* _DATASET SECTION_:
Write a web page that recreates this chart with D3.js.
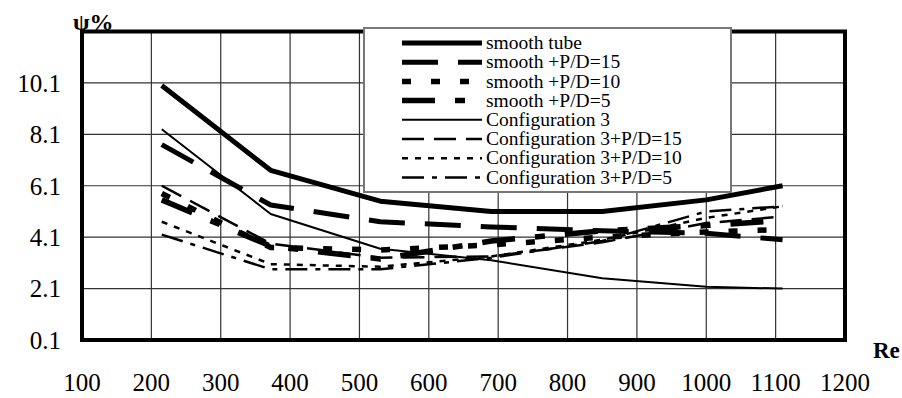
<!DOCTYPE html>
<html>
<head>
<meta charset="utf-8">
<script src="https://cdn.jsdelivr.net/npm/d3@7"></script>
<style>
  body { margin: 0; background: #fff; }
</style>
</head>
<body>
<div id="chart"></div>
<script>
// Reynolds numbers of the measured points
var reValues = [215, 372, 530, 690, 850, 1000, 1110];
var xTicks = [100, 200, 300, 400, 500, 600, 700, 800, 900, 1000, 1100, 1200];
var yTicks = [0.1, 2.1, 4.1, 6.1, 8.1, 10.1];
var yGrid = [2.1, 4.1, 6.1, 8.1, 10.1];

var seriesNames = ["smooth tube", "smooth +P/D=15", "smooth +P/D=10", "smooth +P/D=5",
  "Configuration 3", "Configuration 3+P/D=15", "Configuration 3+P/D=10", "Configuration 3+P/D=5"];
var smoothTube = [10.0, 6.7, 5.5, 5.1, 5.1, 5.55, 6.1];
var smoothPD15 = [7.7, 5.35, 4.7, 4.5, 4.35, 4.25, 4.0];
var smoothPD10 = [5.8, 3.7, 3.6, 3.8, 4.1, 4.3, 4.4];
var smoothPD5 = [5.55, 3.75, 3.25, 3.95, 4.35, 4.55, 4.75];
var config3 = [8.3, 5.0, 3.65, 3.2, 2.5, 2.17, 2.1];
var config3PD15 = [6.1, 3.85, 3.3, 3.35, 3.9, 4.65, 4.9];
var config3PD10 = [4.7, 3.05, 2.95, 3.35, 4.0, 4.85, 5.3];
var config3PD5 = [4.2, 2.85, 2.85, 3.3, 3.95, 5.1, 5.3];
var seriesValues = [smoothTube, smoothPD15, smoothPD10, smoothPD5, config3, config3PD15, config3PD10, config3PD5];

// line styles, same order as the series
var widths = [5, 5, 5.5, 5.5, 2, 2.5, 2.5, 2.5];
var dashes = [null, "36,20", "9,20", "33,20,10,20", null, "22,10", "6,7", "22,8,5,8"];

var serif = "'Liberation Serif', Tinos, 'Times New Roman', 'DejaVu Serif', 'Noto Serif', serif";

var width = 902, height = 398;
var svg = d3.select("#chart").append("svg")
    .attr("width", width)
    .attr("height", height)
    .style("display", "block")
    .attr("font-family", serif);

var x = d3.scaleLinear().domain([100, 1200]).range([82, 845]);
var y = d3.scaleLinear().domain([0.1, 12.1]).range([340, 31.5]);

//grid
svg.append("g").selectAll("line")
    .data(xTicks.slice(1, -1))
    .enter().append("line")
    .attr("x1", function(d) { return x(d); })
    .attr("x2", function(d) { return x(d); })
    .attr("y1", y(12.1))
    .attr("y2", y(0.1))
    .attr("stroke", "#333")
    .attr("stroke-width", 1.2);
svg.append("g").selectAll("line")
    .data(yGrid)
    .enter().append("line")
    .attr("x1", x(100))
    .attr("x2", x(1200))
    .attr("y1", function(d) { return y(d); })
    .attr("y2", function(d) { return y(d); })
    .attr("stroke", "#333")
    .attr("stroke-width", 1.2);

//series lines
var line = d3.line()
    .x(function(d) { return x(d[0]); })
    .y(function(d) { return y(d[1]); });
seriesValues.forEach(function(vals, i) {
  svg.append("path")
      .datum(d3.zip(reValues, vals))
      .attr("fill", "none")
      .attr("stroke", "#000")
      .attr("stroke-width", widths[i])
      .attr("stroke-dasharray", dashes[i])
      .attr("stroke-linejoin", "round")
      .attr("d", line);
});

//frame
svg.append("rect")
    .attr("x", x(100))
    .attr("y", y(12.1))
    .attr("width", x(1200) - x(100))
    .attr("height", y(0.1) - y(12.1))
    .attr("fill", "none")
    .attr("stroke", "#000")
    .attr("stroke-width", 4);

//tick labels
svg.append("g").selectAll("text")
    .data(yTicks)
    .enter().append("text")
    .attr("x", 61)
    .attr("y", function(d) { return y(d); })
    .attr("dy", "0.35em")
    .attr("text-anchor", "end")
    .attr("font-size", 25)
    .text(function(d) { return d3.format(".1f")(d); });
svg.append("g").selectAll("text")
    .data(xTicks)
    .enter().append("text")
    .attr("x", function(d) { return x(d); })
    .attr("y", 391)
    .attr("text-anchor", "middle")
    .attr("font-size", 25)
    .attr("textLength", function(d) { return d >= 1000 ? 50 : null; })
    .attr("lengthAdjust", "spacingAndGlyphs")
    .text(function(d) { return d; });

//axis titles
svg.append("text")
    .attr("x", 73)
    .attr("y", 30)
    .attr("font-size", 24)
    .attr("font-weight", "bold")
    .text("ψ%");
svg.append("text")
    .attr("x", 873)
    .attr("y", 358)
    .attr("font-size", 23)
    .attr("font-weight", "bold")
    .text("Re");

//legend
var legend = svg.append("g");
legend.append("rect")
    .attr("x", 364)
    .attr("y", 28)
    .attr("width", 367)
    .attr("height", 164)
    .attr("fill", "#fff")
    .attr("stroke", "#777")
    .attr("stroke-width", 2);
var rows = legend.selectAll("g.row")
    .data(seriesNames)
    .enter().append("g")
    .attr("class", "row")
    .attr("transform", function(d, i) { return "translate(0," + (43 + i * 19.2) + ")"; });
rows.append("line")
    .attr("x1", 402)
    .attr("x2", 482)
    .attr("stroke", "#000")
    .attr("stroke-width", function(d, i) { return widths[i]; })
    .attr("stroke-dasharray", function(d, i) { return dashes[i]; });
rows.append("text")
    .attr("x", 486)
    .attr("dy", "0.32em")
    .attr("font-size", 19.5)
    .text(function(d) { return d; });
</script>
</body>
</html>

* _WORK TO COMPLETE_: Write out the whole listing exactly, and drop the pictures.

* _ANSWER TO THE PROBLEM_:
Write a web page that recreates this chart with D3.js.
<!DOCTYPE html>
<html>
<head>
<meta charset="utf-8">
<script src="https://cdn.jsdelivr.net/npm/d3@7"></script>
<style>
  body { margin: 0; background: #fff; }
</style>
</head>
<body>
<div id="chart"></div>
<script>
// Reynolds numbers of the measured points
var reValues = [215, 372, 530, 690, 850, 1000, 1110];
var xTicks = [100, 200, 300, 400, 500, 600, 700, 800, 900, 1000, 1100, 1200];
var yTicks = [0.1, 2.1, 4.1, 6.1, 8.1, 10.1];
var yGrid = [2.1, 4.1, 6.1, 8.1, 10.1];

var seriesNames = ["smooth tube", "smooth +P/D=15", "smooth +P/D=10", "smooth +P/D=5",
  "Configuration 3", "Configuration 3+P/D=15", "Configuration 3+P/D=10", "Configuration 3+P/D=5"];
var smoothTube = [10.0, 6.7, 5.5, 5.1, 5.1, 5.55, 6.1];
var smoothPD15 = [7.7, 5.35, 4.7, 4.5, 4.35, 4.25, 4.0];
var smoothPD10 = [5.8, 3.7, 3.6, 3.8, 4.1, 4.3, 4.4];
var smoothPD5 = [5.55, 3.75, 3.25, 3.95, 4.35, 4.55, 4.75];
var config3 = [8.3, 5.0, 3.65, 3.2, 2.5, 2.17, 2.1];
var config3PD15 = [6.1, 3.85, 3.3, 3.35, 3.9, 4.65, 4.9];
var config3PD10 = [4.7, 3.05, 2.95, 3.35, 4.0, 4.85, 5.3];
var config3PD5 = [4.2, 2.85, 2.85, 3.3, 3.95, 5.1, 5.3];
var seriesValues = [smoothTube, smoothPD15, smoothPD10, smoothPD5, config3, config3PD15, config3PD10, config3PD5];

// line styles, same order as the series
var widths = [5, 5, 5.5, 5.5, 2, 2.5, 2.5, 2.5];
var dashes = [null, "36,20", "9,20", "33,20,10,20", null, "22,10", "6,7", "22,8,5,8"];

var serif = "'Liberation Serif', Tinos, 'Times New Roman', 'DejaVu Serif', 'Noto Serif', serif";

var width = 902, height = 398;
var svg = d3.select("#chart").append("svg")
    .attr("width", width)
    .attr("height", height)
    .style("display", "block")
    .attr("font-family", serif);

var x = d3.scaleLinear().domain([100, 1200]).range([82, 845]);
var y = d3.scaleLinear().domain([0.1, 12.1]).range([340, 31.5]);

//grid
svg.append("g").selectAll("line")
    .data(xTicks.slice(1, -1))
    .enter().append("line")
    .attr("x1", function(d) { return x(d); })
    .attr("x2", function(d) { return x(d); })
    .attr("y1", y(12.1))
    .attr("y2", y(0.1))
    .attr("stroke", "#333")
    .attr("stroke-width", 1.2);
svg.append("g").selectAll("line")
    .data(yGrid)
    .enter().append("line")
    .attr("x1", x(100))
    .attr("x2", x(1200))
    .attr("y1", function(d) { return y(d); })
    .attr("y2", function(d) { return y(d); })
    .attr("stroke", "#333")
    .attr("stroke-width", 1.2);

//series lines
var line = d3.line()
    .x(function(d) { return x(d[0]); })
    .y(function(d) { return y(d[1]); });
seriesValues.forEach(function(vals, i) {
  svg.append("path")
      .datum(d3.zip(reValues, vals))
      .attr("fill", "none")
      .attr("stroke", "#000")
      .attr("stroke-width", widths[i])
      .attr("stroke-dasharray", dashes[i])
      .attr("stroke-linejoin", "round")
      .attr("d", line);
});

//frame
svg.append("rect")
    .attr("x", x(100))
    .attr("y", y(12.1))
    .attr("width", x(1200) - x(100))
    .attr("height", y(0.1) - y(12.1))
    .attr("fill", "none")
    .attr("stroke", "#000")
    .attr("stroke-width", 4);

//tick labels
svg.append("g").selectAll("text")
    .data(yTicks)
    .enter().append("text")
    .attr("x", 61)
    .attr("y", function(d) { return y(d); })
    .attr("dy", "0.35em")
    .attr("text-anchor", "end")
    .attr("font-size", 25)
    .text(function(d) { return d3.format(".1f")(d); });
svg.append("g").selectAll("text")
    .data(xTicks)
    .enter().append("text")
    .attr("x", function(d) { return x(d); })
    .attr("y", 391)
    .attr("text-anchor", "middle")
    .attr("font-size", 25)
    .attr("textLength", function(d) { return d >= 1000 ? 50 : null; })
    .attr("lengthAdjust", "spacingAndGlyphs")
    .text(function(d) { return d; });

//axis titles
svg.append("text")
    .attr("x", 73)
    .attr("y", 30)
    .attr("font-size", 24)
    .attr("font-weight", "bold")
    .text("ψ%");
svg.append("text")
    .attr("x", 873)
    .attr("y", 358)
    .attr("font-size", 23)
    .attr("font-weight", "bold")
    .text("Re");

//legend
var legend = svg.append("g");
legend.append("rect")
    .attr("x", 364)
    .attr("y", 28)
    .attr("width", 367)
    .attr("height", 164)
    .attr("fill", "#fff")
    .attr("stroke", "#777")
    .attr("stroke-width", 2);
var rows = legend.selectAll("g.row")
    .data(seriesNames)
    .enter().append("g")
    .attr("class", "row")
    .attr("transform", function(d, i) { return "translate(0," + (43 + i * 19.2) + ")"; });
rows.append("line")
    .attr("x1", 402)
    .attr("x2", 482)
    .attr("stroke", "#000")
    .attr("stroke-width", function(d, i) { return widths[i]; })
    .attr("stroke-dasharray", function(d, i) { return dashes[i]; });
rows.append("text")
    .attr("x", 486)
    .attr("dy", "0.32em")
    .attr("font-size", 19.5)
    .text(function(d) { return d; });
</script>
</body>
</html>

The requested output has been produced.